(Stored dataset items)
** START **

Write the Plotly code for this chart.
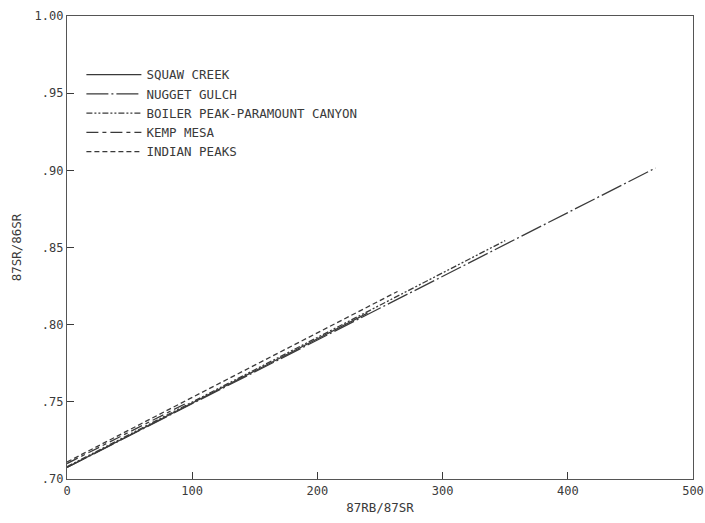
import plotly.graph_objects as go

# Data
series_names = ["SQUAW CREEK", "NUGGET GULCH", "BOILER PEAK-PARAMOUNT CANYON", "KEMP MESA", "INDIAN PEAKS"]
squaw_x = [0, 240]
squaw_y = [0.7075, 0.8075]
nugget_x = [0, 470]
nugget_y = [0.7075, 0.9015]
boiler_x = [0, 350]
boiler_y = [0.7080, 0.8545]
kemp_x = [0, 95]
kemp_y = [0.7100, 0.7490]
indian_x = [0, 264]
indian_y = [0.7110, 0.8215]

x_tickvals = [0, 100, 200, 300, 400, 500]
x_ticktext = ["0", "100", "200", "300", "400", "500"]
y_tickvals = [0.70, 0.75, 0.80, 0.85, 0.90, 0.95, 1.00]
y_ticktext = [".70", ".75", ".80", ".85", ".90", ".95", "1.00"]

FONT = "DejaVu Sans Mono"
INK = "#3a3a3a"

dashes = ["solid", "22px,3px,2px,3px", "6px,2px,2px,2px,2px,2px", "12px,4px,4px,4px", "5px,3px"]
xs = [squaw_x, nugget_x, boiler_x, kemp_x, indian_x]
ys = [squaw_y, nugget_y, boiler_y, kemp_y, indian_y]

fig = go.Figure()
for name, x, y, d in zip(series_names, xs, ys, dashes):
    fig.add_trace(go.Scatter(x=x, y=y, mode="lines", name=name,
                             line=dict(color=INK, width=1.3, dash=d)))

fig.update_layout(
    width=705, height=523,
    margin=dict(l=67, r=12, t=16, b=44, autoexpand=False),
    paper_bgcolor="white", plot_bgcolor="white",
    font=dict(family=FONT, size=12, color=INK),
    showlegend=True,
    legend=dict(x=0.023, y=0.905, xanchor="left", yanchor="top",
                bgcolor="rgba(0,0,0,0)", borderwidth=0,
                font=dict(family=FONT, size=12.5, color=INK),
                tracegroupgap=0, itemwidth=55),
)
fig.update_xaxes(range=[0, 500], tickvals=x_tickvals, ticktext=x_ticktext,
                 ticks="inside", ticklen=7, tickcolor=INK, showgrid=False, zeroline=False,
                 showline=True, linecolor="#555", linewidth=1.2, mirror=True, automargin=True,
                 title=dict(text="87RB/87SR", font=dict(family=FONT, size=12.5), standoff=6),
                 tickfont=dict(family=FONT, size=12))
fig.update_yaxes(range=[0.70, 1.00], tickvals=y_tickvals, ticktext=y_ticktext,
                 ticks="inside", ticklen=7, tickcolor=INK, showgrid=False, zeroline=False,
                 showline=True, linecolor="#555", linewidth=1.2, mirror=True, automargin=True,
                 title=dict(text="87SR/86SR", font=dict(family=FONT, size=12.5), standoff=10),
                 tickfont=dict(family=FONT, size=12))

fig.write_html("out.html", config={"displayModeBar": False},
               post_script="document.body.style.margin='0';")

** END **
** START **

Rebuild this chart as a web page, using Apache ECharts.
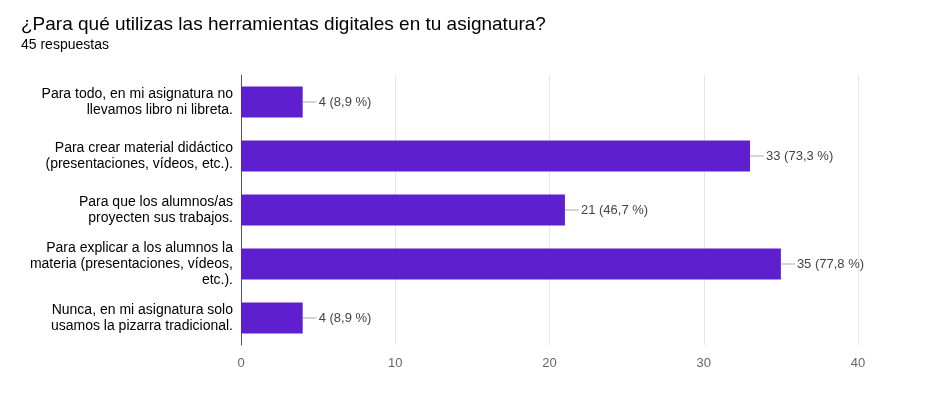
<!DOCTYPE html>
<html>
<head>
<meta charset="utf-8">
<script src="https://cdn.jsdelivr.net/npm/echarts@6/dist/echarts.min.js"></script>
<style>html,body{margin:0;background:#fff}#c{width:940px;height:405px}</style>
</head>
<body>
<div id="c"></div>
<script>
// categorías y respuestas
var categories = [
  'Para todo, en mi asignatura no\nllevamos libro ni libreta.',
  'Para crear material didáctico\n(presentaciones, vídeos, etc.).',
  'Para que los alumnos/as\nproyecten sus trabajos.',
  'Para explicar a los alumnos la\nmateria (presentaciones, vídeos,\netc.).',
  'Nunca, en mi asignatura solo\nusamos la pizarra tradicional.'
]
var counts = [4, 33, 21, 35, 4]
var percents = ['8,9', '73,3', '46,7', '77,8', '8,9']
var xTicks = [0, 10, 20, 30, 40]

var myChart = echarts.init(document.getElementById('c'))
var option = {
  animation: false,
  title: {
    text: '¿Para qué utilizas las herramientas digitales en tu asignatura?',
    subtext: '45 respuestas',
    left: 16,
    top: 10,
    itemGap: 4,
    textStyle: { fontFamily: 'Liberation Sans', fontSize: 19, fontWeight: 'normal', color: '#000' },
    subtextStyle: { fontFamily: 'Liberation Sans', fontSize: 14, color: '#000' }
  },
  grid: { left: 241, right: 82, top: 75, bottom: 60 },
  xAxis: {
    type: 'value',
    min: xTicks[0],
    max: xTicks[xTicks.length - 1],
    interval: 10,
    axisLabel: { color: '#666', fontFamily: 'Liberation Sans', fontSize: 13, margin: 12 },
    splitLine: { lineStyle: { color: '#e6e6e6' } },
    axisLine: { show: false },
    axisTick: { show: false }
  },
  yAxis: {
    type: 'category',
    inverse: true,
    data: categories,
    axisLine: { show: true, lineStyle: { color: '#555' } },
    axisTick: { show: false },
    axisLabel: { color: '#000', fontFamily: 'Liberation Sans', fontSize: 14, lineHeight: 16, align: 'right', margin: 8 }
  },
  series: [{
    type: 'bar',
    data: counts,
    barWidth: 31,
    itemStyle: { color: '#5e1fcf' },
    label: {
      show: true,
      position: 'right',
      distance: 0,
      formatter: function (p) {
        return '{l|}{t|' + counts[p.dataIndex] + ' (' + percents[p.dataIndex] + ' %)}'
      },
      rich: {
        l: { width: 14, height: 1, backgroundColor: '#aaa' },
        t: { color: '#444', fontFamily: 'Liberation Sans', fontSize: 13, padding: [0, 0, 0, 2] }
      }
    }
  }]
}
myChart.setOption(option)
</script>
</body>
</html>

** END **
** START **

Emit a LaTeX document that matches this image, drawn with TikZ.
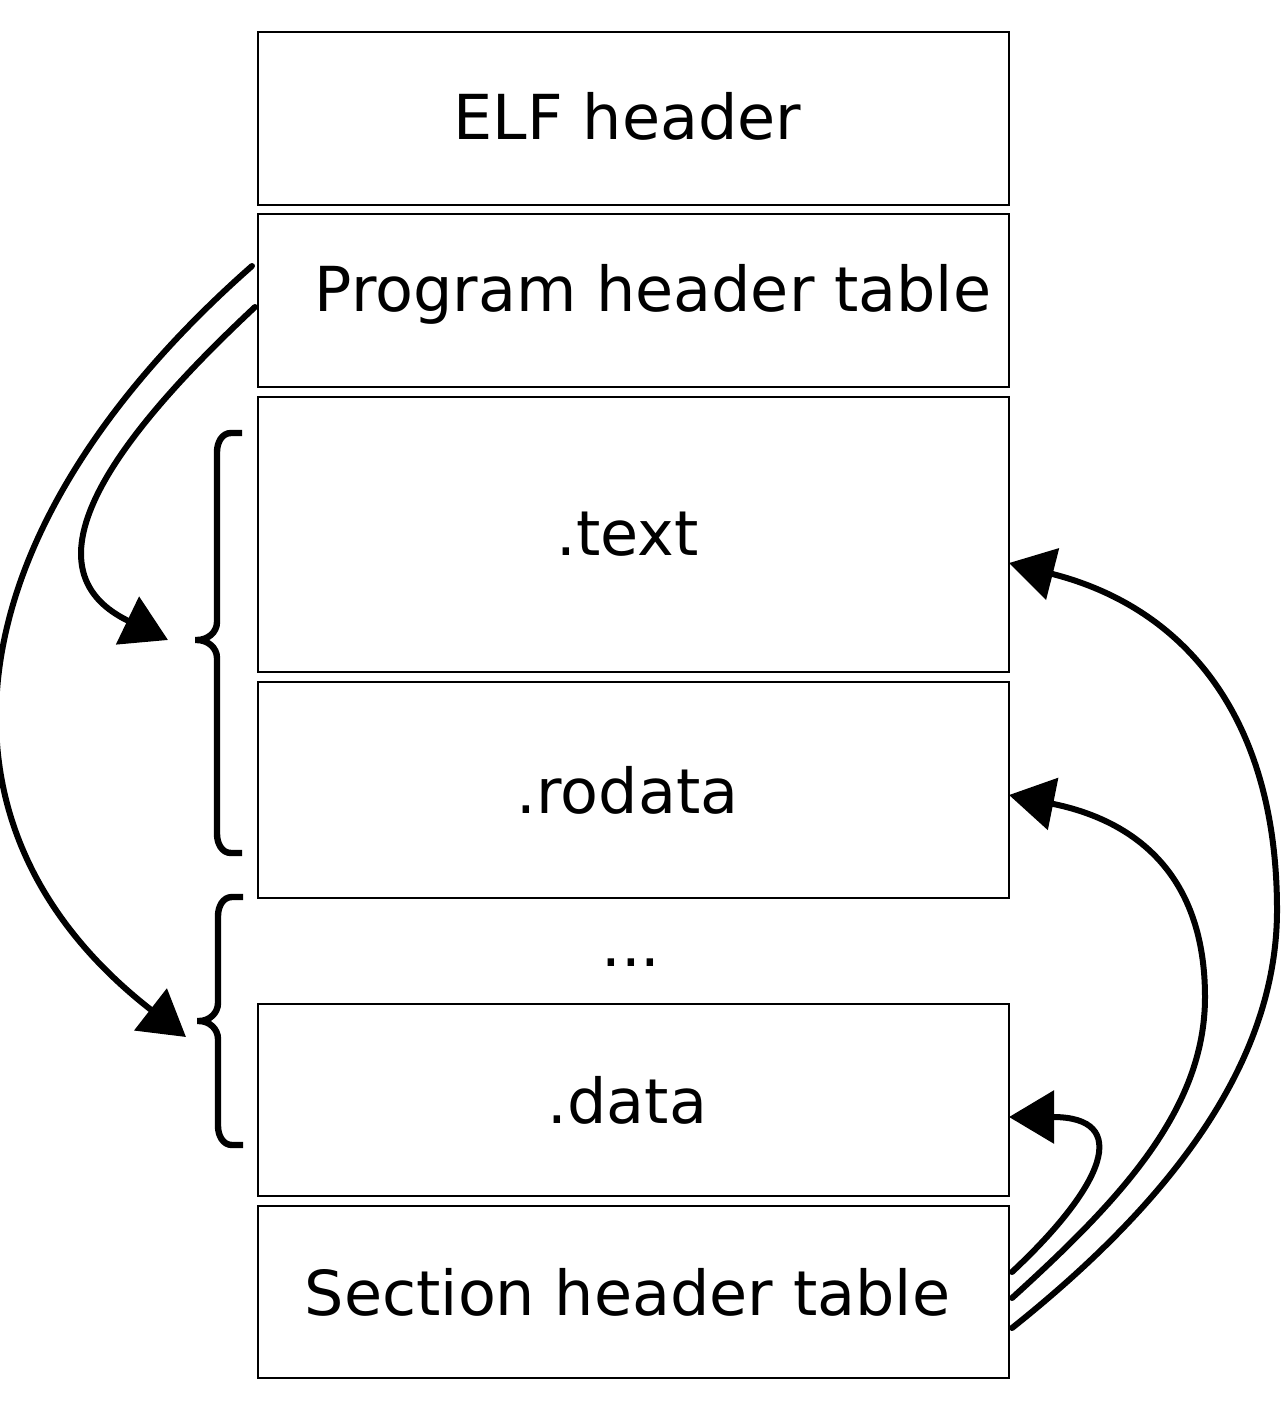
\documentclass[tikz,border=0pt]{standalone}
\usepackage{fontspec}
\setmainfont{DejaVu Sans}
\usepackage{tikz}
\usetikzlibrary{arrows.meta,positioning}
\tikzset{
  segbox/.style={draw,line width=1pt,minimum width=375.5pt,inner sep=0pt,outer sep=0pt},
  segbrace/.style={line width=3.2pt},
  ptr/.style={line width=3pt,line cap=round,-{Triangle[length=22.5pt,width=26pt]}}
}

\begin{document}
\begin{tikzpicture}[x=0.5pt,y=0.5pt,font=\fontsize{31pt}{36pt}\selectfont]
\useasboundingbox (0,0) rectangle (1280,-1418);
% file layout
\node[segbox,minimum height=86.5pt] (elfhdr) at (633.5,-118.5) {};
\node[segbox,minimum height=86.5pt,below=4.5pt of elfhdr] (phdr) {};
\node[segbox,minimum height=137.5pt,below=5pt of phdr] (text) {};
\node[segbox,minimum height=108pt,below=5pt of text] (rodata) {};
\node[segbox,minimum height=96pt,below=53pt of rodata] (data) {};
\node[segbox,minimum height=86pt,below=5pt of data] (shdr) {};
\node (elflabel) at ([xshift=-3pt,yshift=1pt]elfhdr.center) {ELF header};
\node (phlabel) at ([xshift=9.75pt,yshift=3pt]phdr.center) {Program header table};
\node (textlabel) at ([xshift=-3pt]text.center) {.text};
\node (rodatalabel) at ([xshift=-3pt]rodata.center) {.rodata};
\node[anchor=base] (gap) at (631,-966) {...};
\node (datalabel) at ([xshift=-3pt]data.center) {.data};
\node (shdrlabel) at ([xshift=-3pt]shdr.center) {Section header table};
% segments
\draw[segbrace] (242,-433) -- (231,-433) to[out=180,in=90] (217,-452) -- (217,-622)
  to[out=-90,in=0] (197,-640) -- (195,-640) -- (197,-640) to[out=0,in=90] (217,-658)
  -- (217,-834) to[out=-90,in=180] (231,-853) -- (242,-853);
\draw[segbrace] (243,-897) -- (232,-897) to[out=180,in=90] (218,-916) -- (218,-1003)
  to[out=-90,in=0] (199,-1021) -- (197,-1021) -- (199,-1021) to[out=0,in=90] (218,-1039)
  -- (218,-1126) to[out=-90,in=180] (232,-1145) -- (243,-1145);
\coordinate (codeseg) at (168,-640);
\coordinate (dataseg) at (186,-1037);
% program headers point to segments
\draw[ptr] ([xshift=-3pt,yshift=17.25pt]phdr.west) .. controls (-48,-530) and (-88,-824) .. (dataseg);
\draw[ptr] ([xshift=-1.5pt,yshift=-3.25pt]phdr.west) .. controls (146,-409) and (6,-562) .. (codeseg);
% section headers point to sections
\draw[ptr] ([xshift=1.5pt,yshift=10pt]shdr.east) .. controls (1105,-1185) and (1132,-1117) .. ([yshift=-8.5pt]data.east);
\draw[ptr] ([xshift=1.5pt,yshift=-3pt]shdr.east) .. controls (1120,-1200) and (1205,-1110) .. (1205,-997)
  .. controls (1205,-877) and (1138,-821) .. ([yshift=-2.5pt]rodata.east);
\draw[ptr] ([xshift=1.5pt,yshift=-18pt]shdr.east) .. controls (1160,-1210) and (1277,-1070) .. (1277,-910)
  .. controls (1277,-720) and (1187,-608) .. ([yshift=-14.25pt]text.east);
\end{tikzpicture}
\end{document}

** END **

Above are some entries. Restate word for word the lines from the one holding "Write the Plotly code for this chart." through the one holding "import plotly.graph_objects as go", but not the pictures.

Write the Plotly code for this chart.
import plotly.graph_objects as go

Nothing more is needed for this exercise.